Growing up, Richard Wasserman remembers spending his summer vacation at his local Y summer camp. He was born and raised on the Upper West Side; he now works as a diamond dealer and jewelry designer on East 47th street.
His show room is located in the heart of the diamond district, and he has been designing breath-taking pieces for almost 20 years. He now lives in New Jersey with his wife Eve, and their 4 children. Wasserman has always tried to give back to various charities in both New York and New Jersey for years and tries to instill a sense of generosity to his children.
"I have had a very blessed life, my family and I share a beautiful home in the suburbs, and I have felt very lucky throughout my entire life," he said. "I always try to give back, it is important to me." Last summer he found himself in a position to truly live up to that, and learned what it really means to give back.
On his walk to work every morning, he noticed a little girl sitting outside in the heat right outside the entrance to his office. Her mother was handing out flyers for a business nearby, and brought her daughter to work everyday because she couldn't afford another option.
He was stricken with guilt knowing the heat was almost unbearable during his walk, and couldn't imagine sitting in the humidity like that all day. "Julia would sit reading or coloring on the sidewalk beside her mother, literally spending her summer on the streets of New York," he explained.
"I remember thinking what is this beautiful little girl doing sitting here like this. One day it had to be 90 degrees outside, and I just couldn't walk past her anymore," he described. "After speaking with her mother I learned that they had absolutely no money, and she told me she didn't want to leave her little girl at home alone."

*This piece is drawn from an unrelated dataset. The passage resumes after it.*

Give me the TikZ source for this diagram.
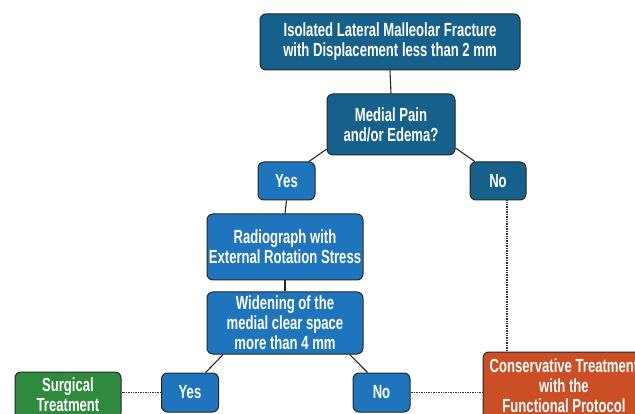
\documentclass[tikz,border=0pt]{standalone}
\usepackage{fontspec}
\setmainfont{Liberation Sans}[FakeStretch=0.69]
\definecolor{darkb}{RGB}{22,96,140}
\definecolor{lightb}{RGB}{30,117,190}
\definecolor{greenb}{RGB}{46,139,62}
\definecolor{orangeb}{RGB}{204,78,36}
\begin{document}
\begin{tikzpicture}[x=1pt,y=-1pt,
  box/.style={draw=black!85,line width=1pt,rounded corners=6pt,text=white,
    font=\fontsize{19}{20}\selectfont\bfseries,align=center,inner sep=0pt},
  link/.style={draw=black!85,line width=1.1pt},
  dot/.style={draw=black!80,line width=1.2pt,dash pattern=on 1pt off 0.7pt}]
\useasboundingbox (0,0) rectangle (635,414);
\clip (0,0) rectangle (635,414);
\fill[white] (0,0) rectangle (635,414);
\node[box,fill=darkb,minimum width=260,minimum height=56] (top) at (390,42) {Isolated Lateral Malleolar Fracture\\with Displacement less than 2 mm};
\node[box,fill=darkb,minimum width=128,minimum height=61] (med) at (391,124.5) {Medial Pain\\and/or Edema?};
\node[box,fill=lightb,minimum width=57,minimum height=38] (yes1) at (286.5,181) {Yes};
\node[box,fill=darkb,minimum width=56,minimum height=38] (no1) at (498,181) {No};
\node[box,fill=lightb,minimum width=156,minimum height=66] (rad) at (285,247) {Radiograph with\\External Rotation Stress};
\node[box,fill=lightb,minimum width=156,minimum height=62] (wid) at (285,323) {Widening of the\\medial clear space\\more than 4 mm};
\node[box,fill=lightb,minimum width=57,minimum height=39] (yes2) at (190,392.5) {Yes};
\node[box,fill=greenb,minimum width=106,minimum height=46] (surg) at (68,395) {Surgical\\Treatment};
\node[box,fill=lightb,minimum width=57,minimum height=39] (no2) at (381.5,392.5) {No};
\node[box,fill=orangeb,minimum width=162,minimum height=68] (cons) at (564,386) {Conservative Treatment\\with the\\Functional Protocol};
\draw[link] (top.south) -- (med.north);
\draw[link] (med.-159) -- (yes1.41);
\draw[link] (med.-20) -- (no1.140);
\draw[link] (yes1.south) -- (rad.north);
\draw[link] (rad.south) -- (wid.north);
\draw[link] (wid.207) -- (yes2.52);
\draw[link] (wid.-26) -- (no2.125);
\draw[dot] ([xshift=9]no1.south) -- ([xshift=9]no1.south |- cons.north);
\draw[dot] (yes2.west) -- (surg.east |- yes2.west);
\draw[dot] (no2.east) -- (cons.west |- no2.east);
\end{tikzpicture}
\end{document}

From that moment he knew he had to figure something out for this hardworking mother and daughter. He remembered the fun he had attending summer camp at the Y on the Upper West Side as a child, and he knew the Vanderbilt YMCA was only a few blocks from his office.
Wanting to help he called up the Vanderbilt Y located on 47th street, here he connected with their Fund Development and Communications Director Mary Park. Since Wasserman was calling in June, all the camps were completely full and there was no more money to fund another camper.
However, the staff at the Vanderbilt Y was very touched by Julia's story so they made room for her to attend their summer camp. Wasserman helped her fill out the application, and she started attending their soccer camp a week later.
"During the middle of the summer I hear a buzz at my office door. We have cameras everywhere for security, and we can see everything. Someone kept buzzing the doorbell and knocking on my door, but I couldn't see anyone out there," he told us. Completely confused he answered the door and realized that it was Julia; she was too small to be seen by the cameras. She had paid him a visit to tell him all about her time at camp. "She had such a beautiful summer playing at their soccer camp, and the Y absolutely loved her."
Wasserman has donated to charities in the past, but couldn't believe how amazing it felt to help someone so directly. Inspired by Julia's story, he has now partnered with the Y again this summer to help send 10 underprivileged children to camp.
"The value of the Y that I experienced, first in my own childhood and again this past summer has truly inspired me," he said. "Seeing Julia transform into a Y Camper has motivated me to help more children like her; children I don't know yet or may never know."